CRoFT: Robust Fine-Tuning with Concurrent Optimization for OOD Generalization and Open-Set OOD Detection

Lin Zhu, Yifeng Yang, Qinying Gu, Xinbing Wang, Chenghu Zhou, Nanyang Ye

Recent vision-language pre-trained models (VL-PTMs) have shown remarkable success in open-vocabulary tasks. However, downstream use cases often involve further fine-tuning of VL-PTMs, which may distort their general knowledge and impair their ability to handle distribution shifts. In real-world scenarios, machine learning systems inevitably encounter both covariate shifts (e.g., changes in image styles) and semantic shifts (e.g., test-time unseen classes). This highlights the importance of enhancing out-of-distribution (OOD) generalization on covariate shifts and simultaneously detecting semantic-shifted unseen classes. Thus a critical but underexplored question arises: How to improve VL-PTMs' generalization ability to closed-set OOD data, while effectively detecting open-set unseen classes during fine-tuning?

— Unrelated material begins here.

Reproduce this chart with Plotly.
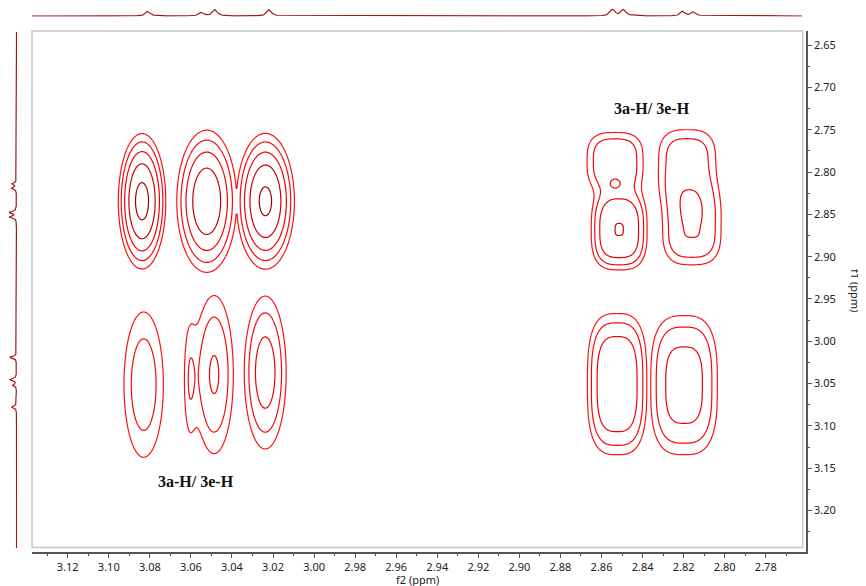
import numpy as np
import plotly.graph_objects as go

# ---------------- data ----------------
# 1D 1H projection: multiplet line positions (ppm) and relative heights
h1_shift = [3.0809, 3.0549, 3.0482, 3.0218, 2.8546, 2.8492, 2.8204, 2.8151]
h1_height = [0.67, 0.48, 0.90, 0.90, 0.95, 0.95, 0.67, 0.57]

# 2D cross peaks (f2 ppm, f1 ppm, relative intensity, widths in ppm, shape exponent, multiplet id)
cp_f2 = [3.0838, 3.0523, 3.0237, 3.0830, 3.0487, 3.0609, 3.0238,
         2.8534, 2.8514, 2.8534, 2.8183, 2.8160, 2.8524, 2.8198]
cp_f1 = [2.8345, 2.8345, 2.8345, 3.0512, 3.0393, 3.0464, 3.0369,
         2.7869, 2.8679, 2.8143, 2.7900, 2.8655, 3.0506, 3.0518]
cp_amp = [1.00, 0.80, 0.94, 0.30, 0.37, 0.16, 0.45,
          0.33, 0.552, 0.10, 0.30, 0.356, 0.52, 0.419]
cp_wf2 = [0.00585, 0.00784, 0.00726, 0.00784, 0.00677, 0.00244, 0.00672,
          0.01145, 0.00975, 0.00244, 0.01213, 0.0116, 0.01052, 0.01254]
cp_wf1 = [0.0405, 0.0452, 0.0413, 0.0702, 0.0675, 0.0595, 0.0595,
          0.0283, 0.0342, 0.0048, 0.0350, 0.0360, 0.0607, 0.0635]
cp_shape = [2, 2, 2, 2, 2, 2, 2, 3, 3, 2, 3, 3, 3, 3]
cp_group = [0, 1, 2, 3, 4, 4, 5, 6, 6, 6, 7, 7, 8, 9]

label_text = ["3a-H/ 3e-H", "3a-H/ 3e-H"]
label_f2 = [2.8355, 3.0574]
label_f1 = [2.7254, 3.1658]

# contour levels (geometric)
LEVEL_BASE = 0.142
LEVEL_FACTOR = 1.57
N_LEVELS = 5

# page body has an 8px margin: draw on an 858x578 figure placed at (8, 8)
OFF = 8
W, H = 866 - OFF, 586 - OFF
X_RANGE = [3.1374, 2.7604]
Y_RANGE = [3.2490, 2.6333]


def fx(px):
    return (px - OFF) / W


def fy(py):
    return (586 - py) / H


def field(xg, yg):
    X, Y = np.meshgrid(xg, yg)
    groups = {}
    for f2, f1, a, wx, wy, p, g in zip(cp_f2, cp_f1, cp_amp, cp_wf2, cp_wf1, cp_shape, cp_group):
        v = a * np.exp(-0.5 * (np.abs((X - f2) / wx) ** p + np.abs((Y - f1) / wy) ** p))
        groups[g] = groups.get(g, 0) + v
    z = np.maximum.reduce(list(groups.values()))
    return np.log(z + 1e-12)


lv0 = np.log(LEVEL_BASE)
dl = np.log(LEVEL_FACTOR)
lv1 = lv0 + (N_LEVELS - 1) * dl

fig = go.Figure()

regions = [(np.linspace(2.985, 3.118, 330), np.linspace(2.69, 3.18, 480)),
           (np.linspace(2.775, 2.880, 260), np.linspace(2.69, 3.18, 480))]
for xg, yg in regions:
    z = field(xg, yg)
    fig.add_trace(go.Contour(
        x=xg, y=yg, z=z, xaxis="x", yaxis="y",
        contours=dict(start=lv0, end=lv1 + 1e-6, size=dl, coloring="lines"),
        colorscale=[[0, "#ff1010"], [0.5, "#f00000"], [0.75, "#c80000"], [1, "#a00000"]],
        zauto=False, zmin=lv0, zmax=lv1,
        line=dict(width=1.2), showscale=False, hoverinfo="skip"))

# 1D projections
def spectrum(ppm):
    s = np.zeros_like(ppm)
    for c, h in zip(h1_shift, h1_height):
        s += h / (1 + ((ppm - c) / 0.0013) ** 2)
    return s

px = np.linspace(2.7623, 3.1374, 3000)
fig.add_trace(go.Scatter(x=px, y=spectrum(px), xaxis="x2", yaxis="y2", mode="lines",
                         line=dict(color="#a01818", width=1.2), hoverinfo="skip"))
py = np.linspace(2.6345, 3.2488, 3000)
fig.add_trace(go.Scatter(x=spectrum(py), y=py, xaxis="x3", yaxis="y3", mode="lines",
                         line=dict(color="#a01818", width=1.2), hoverinfo="skip"))

tickfont = dict(family="Noto Sans", size=11, color="#222")
hidden = dict(visible=False, automargin=False, showgrid=False, zeroline=False)
fig.update_layout(
    width=W, height=H, margin=dict(l=0, r=0, t=0, b=0, pad=0, autoexpand=False),
    plot_bgcolor="white", paper_bgcolor="white", showlegend=False,
    xaxis=dict(domain=[fx(32), fx(806)], range=X_RANGE, anchor="y", automargin=False,
               dtick=0.02, tick0=0, tickformat=".2f", ticks="outside", ticklen=4,
               tickwidth=1, tickcolor="#555", showline=True, linecolor="#555", linewidth=1.5,
               showgrid=False, zeroline=False, tickfont=tickfont,
               minor=dict(dtick=0.01, ticks="outside", ticklen=2, tickcolor="#555", showgrid=False)),
    yaxis=dict(domain=[fy(552), fy(31)], range=Y_RANGE, anchor="x", side="right",
               automargin=False,
               dtick=0.05, tick0=0, tickformat=".2f", ticks="outside", ticklen=4,
               tickwidth=1, tickcolor="#555", showline=True, linecolor="#555", linewidth=1.5,
               showgrid=False, zeroline=False, tickfont=tickfont,
               minor=dict(dtick=0.025, ticks="outside", ticklen=2, tickcolor="#555", showgrid=False)),
    xaxis2=dict(domain=[fx(32), fx(802)], range=[3.1374, 2.7623], anchor="y2", **hidden),
    yaxis2=dict(domain=[fy(16.7), fy(8.65)], range=[-0.1, 1.05], anchor="x2", **hidden),
    xaxis3=dict(domain=[fx(8.6), fx(17.3)], range=[1.05, -0.1], anchor="y3", **hidden),
    yaxis3=dict(domain=[fy(548), fy(32)], range=[3.2488, 2.6345], anchor="x3", **hidden),
)

fig.add_shape(type="rect", xref="paper", yref="paper",
              x0=fx(32), x1=fx(802.7), y0=fy(547.5), y1=fy(31),
              line=dict(color="#c8c8c8", width=1.5), layer="below")

for t, xx, yy in zip(label_text, label_f2, label_f1):
    fig.add_annotation(x=xx, y=yy, xref="x", yref="y", text="<b>" + t + "</b>", showarrow=False,
                       font=dict(family="Liberation Serif", size=16, color="#111"))

fig.add_annotation(x=fx(417), y=fy(579.5), xref="paper", yref="paper", text="f2 (ppm)",
                   xanchor="center", yanchor="middle", showarrow=False, font=tickfont)
fig.add_annotation(x=fx(856), y=fy(290), xref="paper", yref="paper", text="f1 (ppm)",
                   xanchor="center", yanchor="middle", showarrow=False, textangle=90, font=tickfont)

fig.write_html("out.html")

In this paper, we propose a novel objective function of OOD detection that also serves to improve OOD generalization. We show that minimizing the gradient magnitude of energy scores on training data leads to domain-consistent Hessians of classification loss, a strong indicator for OOD generalization revealed by theoretical analysis. Based on this finding, we have developed a unified fine-tuning framework that allows for concurrent optimization of both tasks. Extensive experiments have demonstrated the superiority of our method. The code is available at https://github.com/LinLLLL/CRoFT.

5/28/2024